As when Vincent comes back from his father's, we're going to have to work to incorporate back into his life things like following bedtimes, cleaning his room, chores, doing homework (or the equivalent), going to martial arts class, not using bad language, etc. Vincent will head off Sunday morning for nearly a week of Presbyterian church camp, after doing some volunteer work for his senior project this week. Once he's gotten his 20 hours of volunteer work in, we'll have to negotiate with Vincent and his father about him possibly going up to Ohio for part of the time between mid-July and early August, when he has to be back in Louisville in time for an orthodontist's appointment and recuperation time for school.

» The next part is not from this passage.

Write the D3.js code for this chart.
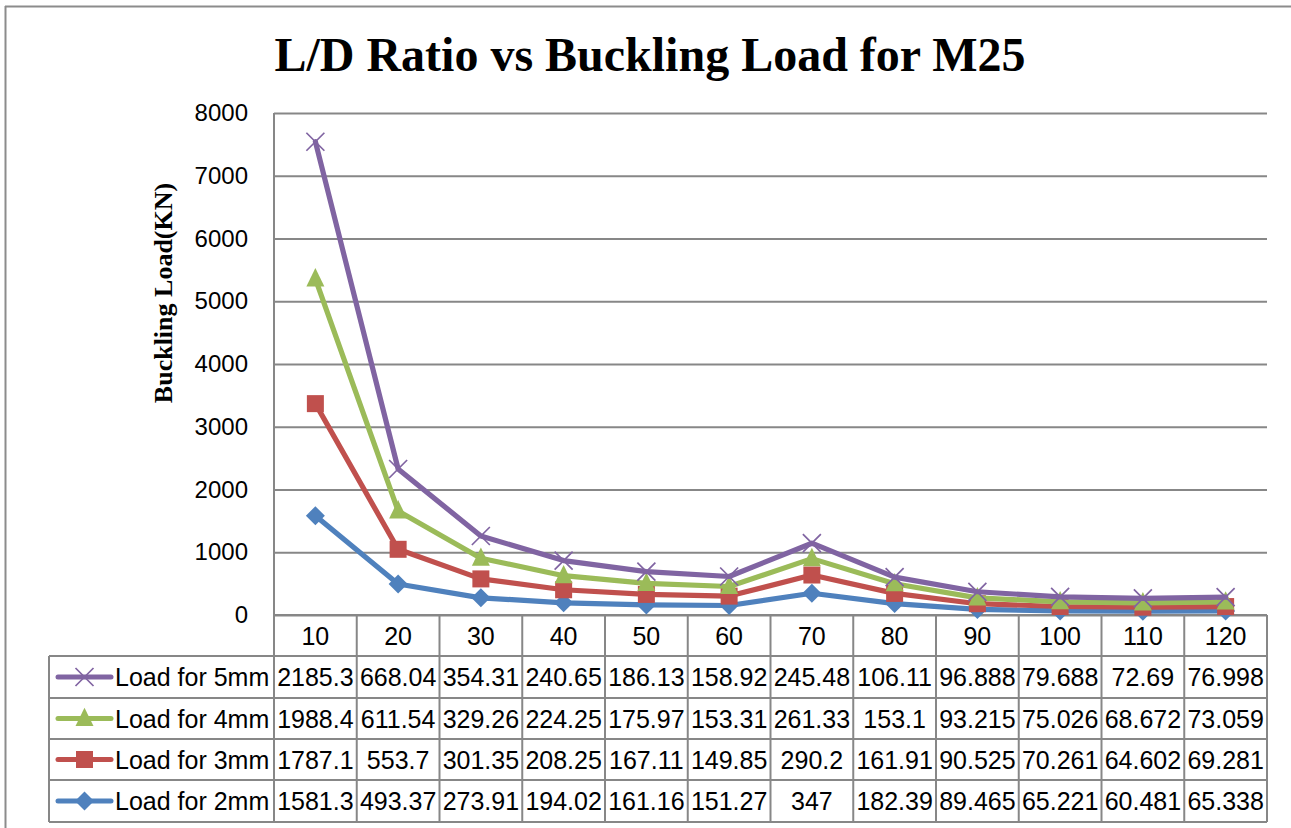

My planned-for late-night movie reintegration activity failed - we were all to tired. But we did go to a movie yesterday (Sunday). Stephanie took Vincent to downtown 4th Street Live - just minutes after my colleague and I had left - after he passed the final, and they may go to an amusement park later this week. Vincent had sushi tonight with two of his Brown classmates (not on the trip) before the two-mile walk tonight.
(We did cede to Vincent's request and go to a nearby Waffle House with his classmate Alex and his parents (pictured in the bottom two pictures. And we paid back Vincent's teacher Carrie and a parent who had gone on the trip - described in "Prom night" - who had both lent Vincent money - and we chatted with the family of Vincent's classmate Nathan, with whom we had occasionally exchange e-mail about the trip. They had talkd with Nathan by Skype half a dozen times, while we had gotten three short e-mails, telling us he was Ok but focusing mainly on money. I'm not seeing we didn't enjoy aspects of a month off - though I was mainly gone - but I thought even he would come home at least more implicitly homesick and not quite so sad. Already, we've done stuff with him, he's started to catch up on sleep, and he's re-connecting with his friends - remindingi him of nice things about him - even if he won't return his prom date's phone call.